With those points secured, Sanders turns finally to the question that has ever perplexed advocates for the judicial protection of unenumerated rights, “What Individual Rights Do Baby Ninths Protect?” On that question, courts have been all over the place, he notes. No surprise there: they have no theory of the matter—or better, the theory they have is seriously mistaken. Your servant has spent a lifetime on this question (see here for the barest of outlines), enough time to know that it cannot be answered properly in the space of a review. Suffice it to say that in Dobbs, Justice Alito made the right first move when he said that abortion is different from other recently decided unenumerated rights cases: recognizing the right to sell and use contraceptives, marry someone of a different race or of the same sex, earn an honest living, and the like. But from there he did not go to the first principles that are essential for answering the question systematically. Glucksberg’s “deeply rooted in our history” guide, which dominates such cases today, will not do, not least because it is both over- and underinclusive and, more important, circular.
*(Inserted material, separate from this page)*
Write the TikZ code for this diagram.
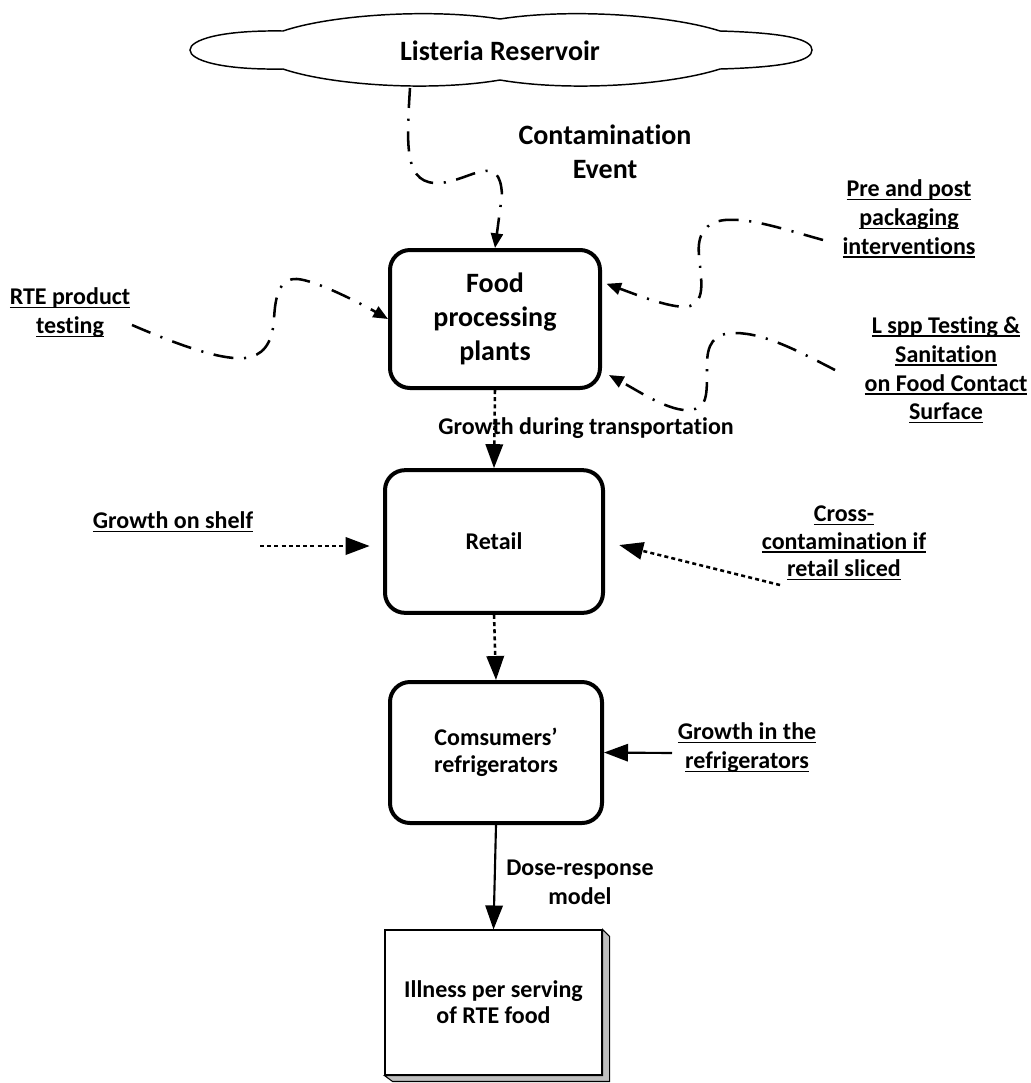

At bottom, in the post-New Deal era, the unenumerated rights issue has been mis-framed. It is not for a court or a plaintiff to “find” a right “in” a constitution. It is for the government to justify its action. That is implicit in Dobbs. Sanders makes it explicitly, but it will take more to flesh that out than will be found here. Still, this is an important book that moves us in the right direction. It traces Americans’ continuing efforts to secure constitutionally protected liberty, and it sheds needed light on the failure of judges in that process, especially those who take constitutional theory and text seriously.